In particular, like the last time ‘round, one of the hardest-hit sectors has been small businesses. Cafés, restaurants and grocers have seen massive declines in profits, while local beauty salons and corner clothing boutiques have, with the new restrictions, been forced to completely shut down. Again. It’s been devastating, to say the least.

Small, local businesses aren’t only essential for our economy, they also bring innovation, provide employment and create entrepreneurship opportunities in our communities. Not to mention the fact they genuinely care for us, and might even know our names, too (shout-out to everyone at my local coffeeshop Bru who knows my name and order).

So, with that in mind, inspired by the many memes we’re seeing circulating on this topic, we thought we’d share with you some of the best ways you can support these small businesses during lockdown 2.0.

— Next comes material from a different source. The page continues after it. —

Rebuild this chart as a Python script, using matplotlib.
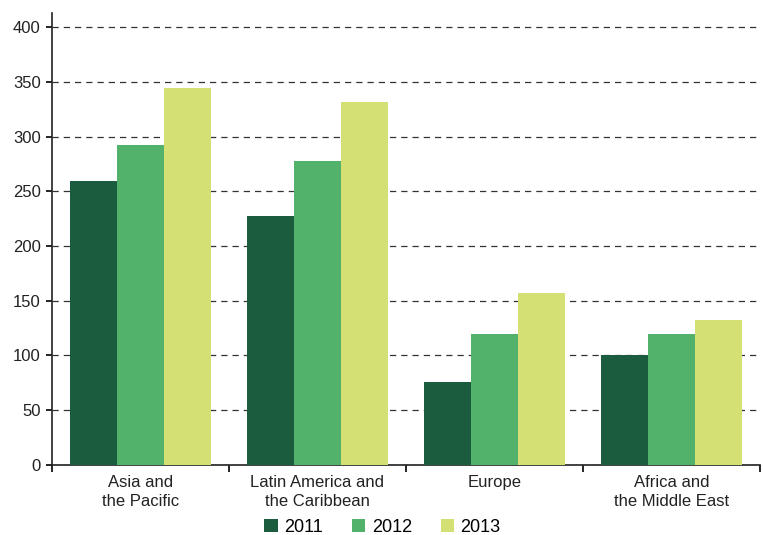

Buy gift cards or credit to spend later

For small businesses, cash flow is key. Without investment backing them, they rely heavily on money coming in so they can pay off their expenses and keep running. Without any money coming in and government help (fingers crossed) still awhile off, many small businesses won’t be able to pay their bills or staff, and so will appreciate you spending with them now on services you can use later on.

Check to see if they’ve ‘pivoted’

That being said, the business may in fact be offering a service or product you can use now. Probably the best example of this, and one you’re no doubt familiar with from the first lockdown, are the many gyms and workout studios that began offering their classes online. Or the many restaurants that began doing takeaway feasting boxes. Or the bars that did at-home cocktail kits.

So, this is a reminder to check local businesses social media accounts or websites to see if they’re doing anything new you can help to support.

Share their new offerings online

And if they are? Don’t just you support them — get your friends, family and random social media followers to do so too. Share about the business’ offering (they’ll likely post about it on Instagram and Facebook) on your feeds and inspire your social circle to help out, too.

Offer up your services

Short on cash yourself? Why not capitalise on any skills you might have and offer them up to a small business? If you’re a marketing pro, social media whizz or skilled wordsmith, reach out to any small businesses, let them know your expertise and ask if there’s any way you can help.

Small businesses often don’t have the funds to invest in services like these, so your efforts could go a long way in helping them out — both financially, with more sales and brand awareness, and morally, with their knowing they’re not alone in this and that their customers really care.

Leave a Google or Facebook review

A glowing, online review is such a simple, yet big win for small businesses. For many, a Google or Facebook review will be the first thing potential customers or patrons will see about them. So, a bunch of positive reviews will likely lead to more visitors, which will then, hopefully, convert into more business, either now or when they re-open. Remember, of course, to be authentic and specific about your experience as that’ll lend itself to your review’s credibility.

Tip service workers extra

And finally, probably the easiest on the list, is to tip service workers extra (or, in some cases, even at all). Your UberEats driver, barista or even the person standing outside Woollies handing out masks — slip them a note or hand them back your change.